OBJECTIVE
Copy exactly, leaving out every image, the lines from the one with "Reproduce this chart with Bokeh." through the one with "p.xaxis.major_label_text_color = TXT", inclusive.
──────────────────────────────
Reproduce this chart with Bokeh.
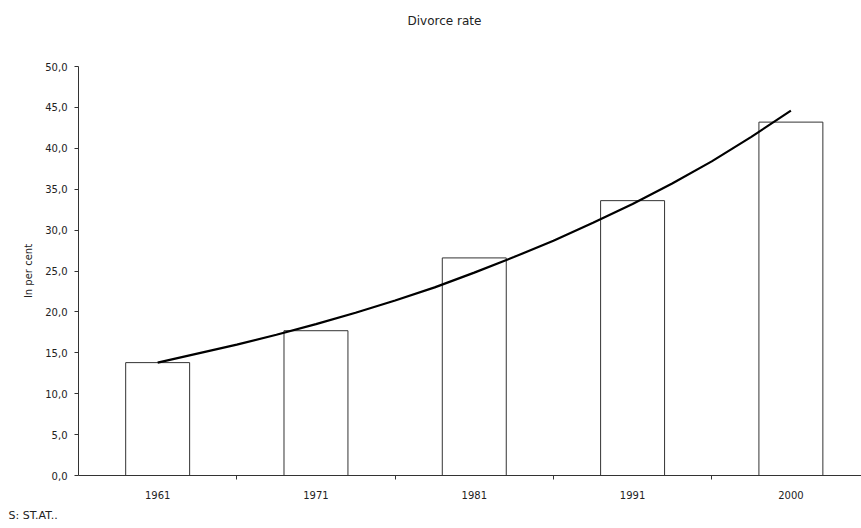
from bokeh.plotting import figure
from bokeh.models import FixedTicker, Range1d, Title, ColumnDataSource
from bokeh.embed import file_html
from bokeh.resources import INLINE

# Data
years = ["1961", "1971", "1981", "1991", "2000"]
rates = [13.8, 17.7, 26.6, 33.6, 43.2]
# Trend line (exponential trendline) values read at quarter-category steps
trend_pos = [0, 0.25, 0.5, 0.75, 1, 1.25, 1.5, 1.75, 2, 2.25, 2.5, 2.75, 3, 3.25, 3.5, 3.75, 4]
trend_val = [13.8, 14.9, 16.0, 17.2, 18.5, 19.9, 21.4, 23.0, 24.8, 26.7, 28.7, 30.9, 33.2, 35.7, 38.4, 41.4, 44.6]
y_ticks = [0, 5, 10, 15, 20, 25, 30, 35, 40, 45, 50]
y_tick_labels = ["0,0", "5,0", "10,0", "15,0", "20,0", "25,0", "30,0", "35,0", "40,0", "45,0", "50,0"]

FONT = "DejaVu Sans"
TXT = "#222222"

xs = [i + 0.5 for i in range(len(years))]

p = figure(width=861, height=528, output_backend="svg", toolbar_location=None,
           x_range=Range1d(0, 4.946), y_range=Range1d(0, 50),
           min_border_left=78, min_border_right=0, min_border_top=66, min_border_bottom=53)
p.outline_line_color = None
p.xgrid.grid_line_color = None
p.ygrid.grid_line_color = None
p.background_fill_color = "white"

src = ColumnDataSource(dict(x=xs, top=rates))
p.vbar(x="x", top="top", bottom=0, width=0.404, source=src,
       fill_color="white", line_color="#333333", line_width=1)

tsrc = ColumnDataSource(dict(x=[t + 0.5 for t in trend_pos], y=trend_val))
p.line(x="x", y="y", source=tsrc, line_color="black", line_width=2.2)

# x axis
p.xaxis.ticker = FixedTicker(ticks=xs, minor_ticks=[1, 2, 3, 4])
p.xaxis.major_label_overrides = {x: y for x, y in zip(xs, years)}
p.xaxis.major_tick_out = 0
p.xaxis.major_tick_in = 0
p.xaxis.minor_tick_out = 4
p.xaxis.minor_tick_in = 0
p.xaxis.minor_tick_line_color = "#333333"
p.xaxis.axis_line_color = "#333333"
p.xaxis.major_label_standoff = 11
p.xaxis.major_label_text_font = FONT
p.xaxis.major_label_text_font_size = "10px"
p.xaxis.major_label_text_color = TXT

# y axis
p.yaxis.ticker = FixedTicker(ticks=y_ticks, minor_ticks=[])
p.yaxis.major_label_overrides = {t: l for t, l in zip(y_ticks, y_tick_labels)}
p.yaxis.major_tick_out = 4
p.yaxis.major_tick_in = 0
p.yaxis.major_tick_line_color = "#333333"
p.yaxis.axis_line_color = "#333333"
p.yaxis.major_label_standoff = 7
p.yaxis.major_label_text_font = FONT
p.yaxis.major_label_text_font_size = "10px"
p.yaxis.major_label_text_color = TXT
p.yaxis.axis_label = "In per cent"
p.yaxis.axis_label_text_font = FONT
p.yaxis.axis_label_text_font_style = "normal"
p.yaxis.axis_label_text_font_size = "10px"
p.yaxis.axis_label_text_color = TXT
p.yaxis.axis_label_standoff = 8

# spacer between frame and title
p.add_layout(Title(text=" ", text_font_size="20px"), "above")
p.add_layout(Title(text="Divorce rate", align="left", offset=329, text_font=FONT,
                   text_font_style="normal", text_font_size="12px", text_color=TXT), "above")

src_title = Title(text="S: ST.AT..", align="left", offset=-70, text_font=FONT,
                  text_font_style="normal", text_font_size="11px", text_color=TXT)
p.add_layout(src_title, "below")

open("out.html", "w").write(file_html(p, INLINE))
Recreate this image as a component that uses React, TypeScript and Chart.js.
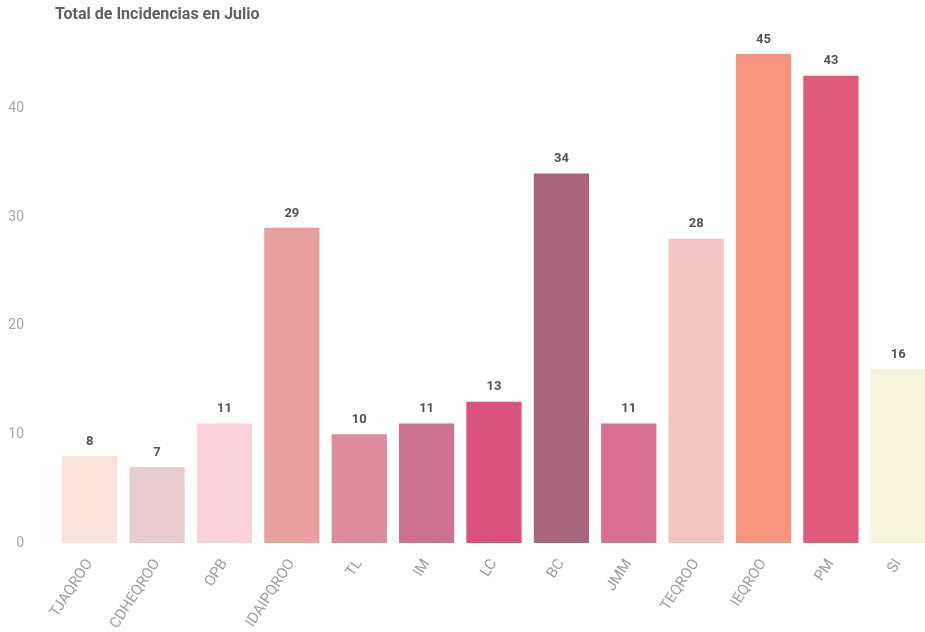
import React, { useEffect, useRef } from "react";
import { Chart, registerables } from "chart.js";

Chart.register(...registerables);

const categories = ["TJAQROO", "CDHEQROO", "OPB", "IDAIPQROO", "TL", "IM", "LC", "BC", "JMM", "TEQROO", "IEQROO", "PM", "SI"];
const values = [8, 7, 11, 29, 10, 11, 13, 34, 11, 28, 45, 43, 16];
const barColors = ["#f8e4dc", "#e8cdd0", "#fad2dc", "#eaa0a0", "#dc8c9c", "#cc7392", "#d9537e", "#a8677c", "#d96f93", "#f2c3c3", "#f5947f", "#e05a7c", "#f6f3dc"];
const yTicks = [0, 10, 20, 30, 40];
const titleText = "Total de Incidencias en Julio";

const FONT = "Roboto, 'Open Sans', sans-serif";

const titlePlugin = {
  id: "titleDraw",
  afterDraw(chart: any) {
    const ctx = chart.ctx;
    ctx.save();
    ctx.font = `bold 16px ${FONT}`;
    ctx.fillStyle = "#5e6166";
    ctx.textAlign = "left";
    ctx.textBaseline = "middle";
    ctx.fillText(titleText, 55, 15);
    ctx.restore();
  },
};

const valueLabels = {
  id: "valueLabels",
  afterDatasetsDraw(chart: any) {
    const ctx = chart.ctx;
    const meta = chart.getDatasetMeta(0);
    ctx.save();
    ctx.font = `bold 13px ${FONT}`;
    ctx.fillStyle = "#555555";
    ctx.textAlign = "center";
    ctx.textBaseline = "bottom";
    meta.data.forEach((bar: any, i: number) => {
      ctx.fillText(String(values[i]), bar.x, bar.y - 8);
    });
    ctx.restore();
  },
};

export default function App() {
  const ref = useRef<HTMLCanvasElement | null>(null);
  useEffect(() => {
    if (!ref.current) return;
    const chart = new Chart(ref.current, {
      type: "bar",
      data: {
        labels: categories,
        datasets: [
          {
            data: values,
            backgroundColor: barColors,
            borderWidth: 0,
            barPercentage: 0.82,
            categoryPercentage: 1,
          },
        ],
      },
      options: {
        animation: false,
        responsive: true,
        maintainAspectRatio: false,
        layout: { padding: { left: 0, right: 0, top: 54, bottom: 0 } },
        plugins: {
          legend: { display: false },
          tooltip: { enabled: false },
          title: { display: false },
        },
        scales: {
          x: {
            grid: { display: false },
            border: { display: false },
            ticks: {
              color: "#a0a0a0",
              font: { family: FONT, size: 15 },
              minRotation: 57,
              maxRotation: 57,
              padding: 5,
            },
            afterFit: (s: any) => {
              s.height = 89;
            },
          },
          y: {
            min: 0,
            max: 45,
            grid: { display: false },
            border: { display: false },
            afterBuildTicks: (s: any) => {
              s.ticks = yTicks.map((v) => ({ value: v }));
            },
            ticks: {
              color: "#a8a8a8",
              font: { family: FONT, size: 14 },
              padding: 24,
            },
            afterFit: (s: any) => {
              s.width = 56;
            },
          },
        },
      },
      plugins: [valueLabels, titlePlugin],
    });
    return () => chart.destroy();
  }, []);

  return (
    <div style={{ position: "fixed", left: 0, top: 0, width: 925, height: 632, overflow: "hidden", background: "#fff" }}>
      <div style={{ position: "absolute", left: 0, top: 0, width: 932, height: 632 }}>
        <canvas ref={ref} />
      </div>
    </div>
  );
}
──────────────────────────────
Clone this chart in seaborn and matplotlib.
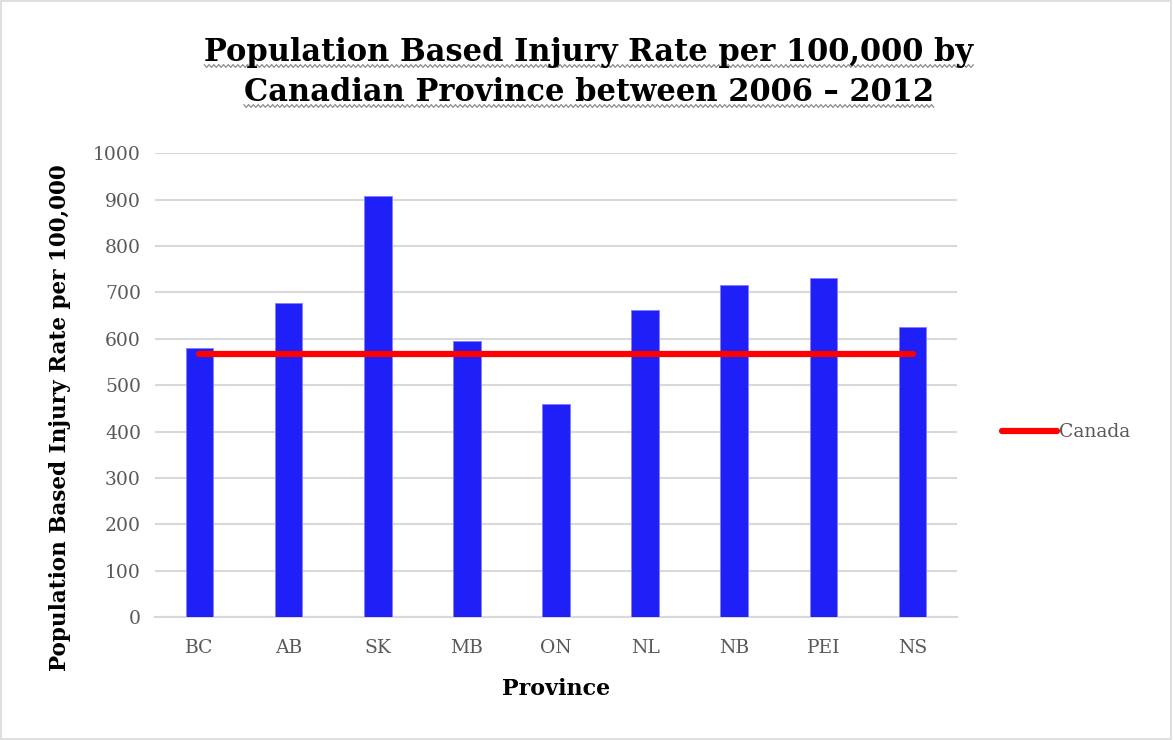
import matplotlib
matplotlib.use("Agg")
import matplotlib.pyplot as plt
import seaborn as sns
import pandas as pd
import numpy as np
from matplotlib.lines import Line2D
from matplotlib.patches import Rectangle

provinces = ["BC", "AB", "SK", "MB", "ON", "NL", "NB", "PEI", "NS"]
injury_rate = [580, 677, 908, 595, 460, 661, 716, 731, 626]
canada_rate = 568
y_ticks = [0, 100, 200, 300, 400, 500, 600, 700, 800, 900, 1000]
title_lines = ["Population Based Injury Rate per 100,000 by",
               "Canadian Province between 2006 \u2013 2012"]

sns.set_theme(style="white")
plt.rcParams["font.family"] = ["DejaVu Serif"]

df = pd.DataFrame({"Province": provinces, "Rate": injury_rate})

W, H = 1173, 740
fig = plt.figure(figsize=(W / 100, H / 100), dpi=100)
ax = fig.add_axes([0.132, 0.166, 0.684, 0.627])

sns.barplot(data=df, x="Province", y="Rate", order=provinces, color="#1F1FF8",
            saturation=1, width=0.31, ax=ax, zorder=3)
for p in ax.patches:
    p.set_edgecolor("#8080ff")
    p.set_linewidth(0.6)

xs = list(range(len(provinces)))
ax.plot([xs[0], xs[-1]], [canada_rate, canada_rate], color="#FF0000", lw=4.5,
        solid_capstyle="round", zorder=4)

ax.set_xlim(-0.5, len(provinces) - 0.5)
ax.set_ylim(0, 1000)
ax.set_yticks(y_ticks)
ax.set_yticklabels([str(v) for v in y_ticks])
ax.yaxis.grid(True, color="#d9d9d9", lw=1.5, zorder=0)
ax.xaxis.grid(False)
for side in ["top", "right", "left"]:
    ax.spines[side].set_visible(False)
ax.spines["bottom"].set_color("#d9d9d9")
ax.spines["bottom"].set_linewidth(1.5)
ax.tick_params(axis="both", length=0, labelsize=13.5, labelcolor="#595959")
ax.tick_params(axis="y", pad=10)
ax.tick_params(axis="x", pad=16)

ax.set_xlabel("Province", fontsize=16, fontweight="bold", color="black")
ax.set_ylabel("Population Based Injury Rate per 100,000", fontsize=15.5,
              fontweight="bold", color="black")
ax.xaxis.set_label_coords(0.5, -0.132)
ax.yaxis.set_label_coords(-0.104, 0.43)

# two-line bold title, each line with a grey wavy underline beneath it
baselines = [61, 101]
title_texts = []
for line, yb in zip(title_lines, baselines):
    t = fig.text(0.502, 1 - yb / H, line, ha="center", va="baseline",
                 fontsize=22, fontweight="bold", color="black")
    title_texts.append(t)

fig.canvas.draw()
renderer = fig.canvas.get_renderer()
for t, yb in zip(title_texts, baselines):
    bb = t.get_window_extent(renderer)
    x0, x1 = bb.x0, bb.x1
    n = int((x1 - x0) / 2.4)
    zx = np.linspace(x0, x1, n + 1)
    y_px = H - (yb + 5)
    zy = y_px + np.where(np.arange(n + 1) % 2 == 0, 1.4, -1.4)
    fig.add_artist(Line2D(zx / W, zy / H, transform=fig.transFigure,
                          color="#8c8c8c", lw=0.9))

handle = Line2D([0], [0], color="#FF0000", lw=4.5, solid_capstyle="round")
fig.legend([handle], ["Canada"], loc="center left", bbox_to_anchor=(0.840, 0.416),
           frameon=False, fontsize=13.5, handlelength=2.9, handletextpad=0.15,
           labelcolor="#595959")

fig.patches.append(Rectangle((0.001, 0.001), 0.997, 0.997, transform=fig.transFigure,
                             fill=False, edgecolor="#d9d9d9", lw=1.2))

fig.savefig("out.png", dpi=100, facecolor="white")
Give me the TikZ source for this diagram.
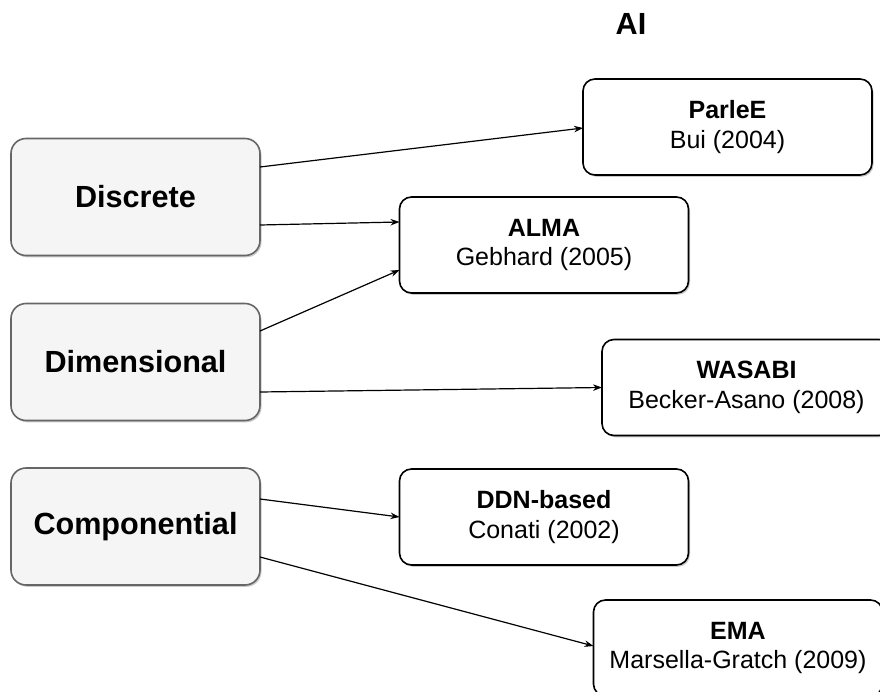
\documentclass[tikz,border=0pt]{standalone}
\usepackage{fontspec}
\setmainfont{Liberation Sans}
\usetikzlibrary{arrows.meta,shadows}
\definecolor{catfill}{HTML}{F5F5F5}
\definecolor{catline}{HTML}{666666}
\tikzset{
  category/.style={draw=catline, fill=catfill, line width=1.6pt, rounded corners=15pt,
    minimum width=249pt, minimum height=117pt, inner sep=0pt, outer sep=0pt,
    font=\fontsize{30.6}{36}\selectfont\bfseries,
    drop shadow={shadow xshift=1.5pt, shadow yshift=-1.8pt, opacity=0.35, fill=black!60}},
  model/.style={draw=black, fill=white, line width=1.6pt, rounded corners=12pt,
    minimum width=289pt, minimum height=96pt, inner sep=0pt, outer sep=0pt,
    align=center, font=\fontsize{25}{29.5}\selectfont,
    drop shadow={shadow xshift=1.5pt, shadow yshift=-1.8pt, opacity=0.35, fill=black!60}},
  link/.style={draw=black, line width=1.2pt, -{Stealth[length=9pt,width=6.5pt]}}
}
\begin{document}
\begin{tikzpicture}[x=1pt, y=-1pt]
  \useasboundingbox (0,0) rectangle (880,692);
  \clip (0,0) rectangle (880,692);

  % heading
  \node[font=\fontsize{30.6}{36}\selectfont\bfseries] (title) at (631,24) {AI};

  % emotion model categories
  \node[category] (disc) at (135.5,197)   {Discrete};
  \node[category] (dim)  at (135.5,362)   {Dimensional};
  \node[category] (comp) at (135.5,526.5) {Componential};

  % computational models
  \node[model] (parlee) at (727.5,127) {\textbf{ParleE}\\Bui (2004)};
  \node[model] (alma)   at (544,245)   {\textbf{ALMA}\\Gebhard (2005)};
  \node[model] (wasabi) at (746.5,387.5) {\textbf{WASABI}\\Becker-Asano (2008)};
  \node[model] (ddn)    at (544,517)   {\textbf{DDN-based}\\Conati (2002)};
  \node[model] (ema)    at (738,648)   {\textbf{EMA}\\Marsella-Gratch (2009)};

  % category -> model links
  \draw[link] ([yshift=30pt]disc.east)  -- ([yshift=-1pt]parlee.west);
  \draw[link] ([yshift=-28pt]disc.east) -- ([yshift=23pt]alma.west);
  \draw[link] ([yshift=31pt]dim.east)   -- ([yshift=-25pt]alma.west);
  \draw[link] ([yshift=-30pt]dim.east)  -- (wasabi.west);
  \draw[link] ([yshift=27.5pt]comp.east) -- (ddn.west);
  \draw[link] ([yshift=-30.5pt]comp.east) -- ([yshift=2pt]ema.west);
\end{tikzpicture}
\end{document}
──────────────────────────────
RESULT
Reproduce this chart with Bokeh.
from bokeh.plotting import figure
from bokeh.models import FixedTicker, Range1d, Title, ColumnDataSource
from bokeh.embed import file_html
from bokeh.resources import INLINE

# Data
years = ["1961", "1971", "1981", "1991", "2000"]
rates = [13.8, 17.7, 26.6, 33.6, 43.2]
# Trend line (exponential trendline) values read at quarter-category steps
trend_pos = [0, 0.25, 0.5, 0.75, 1, 1.25, 1.5, 1.75, 2, 2.25, 2.5, 2.75, 3, 3.25, 3.5, 3.75, 4]
trend_val = [13.8, 14.9, 16.0, 17.2, 18.5, 19.9, 21.4, 23.0, 24.8, 26.7, 28.7, 30.9, 33.2, 35.7, 38.4, 41.4, 44.6]
y_ticks = [0, 5, 10, 15, 20, 25, 30, 35, 40, 45, 50]
y_tick_labels = ["0,0", "5,0", "10,0", "15,0", "20,0", "25,0", "30,0", "35,0", "40,0", "45,0", "50,0"]

FONT = "DejaVu Sans"
TXT = "#222222"

xs = [i + 0.5 for i in range(len(years))]

p = figure(width=861, height=528, output_backend="svg", toolbar_location=None,
           x_range=Range1d(0, 4.946), y_range=Range1d(0, 50),
           min_border_left=78, min_border_right=0, min_border_top=66, min_border_bottom=53)
p.outline_line_color = None
p.xgrid.grid_line_color = None
p.ygrid.grid_line_color = None
p.background_fill_color = "white"

src = ColumnDataSource(dict(x=xs, top=rates))
p.vbar(x="x", top="top", bottom=0, width=0.404, source=src,
       fill_color="white", line_color="#333333", line_width=1)

tsrc = ColumnDataSource(dict(x=[t + 0.5 for t in trend_pos], y=trend_val))
p.line(x="x", y="y", source=tsrc, line_color="black", line_width=2.2)

# x axis
p.xaxis.ticker = FixedTicker(ticks=xs, minor_ticks=[1, 2, 3, 4])
p.xaxis.major_label_overrides = {x: y for x, y in zip(xs, years)}
p.xaxis.major_tick_out = 0
p.xaxis.major_tick_in = 0
p.xaxis.minor_tick_out = 4
p.xaxis.minor_tick_in = 0
p.xaxis.minor_tick_line_color = "#333333"
p.xaxis.axis_line_color = "#333333"
p.xaxis.major_label_standoff = 11
p.xaxis.major_label_text_font = FONT
p.xaxis.major_label_text_font_size = "10px"
p.xaxis.major_label_text_color = TXT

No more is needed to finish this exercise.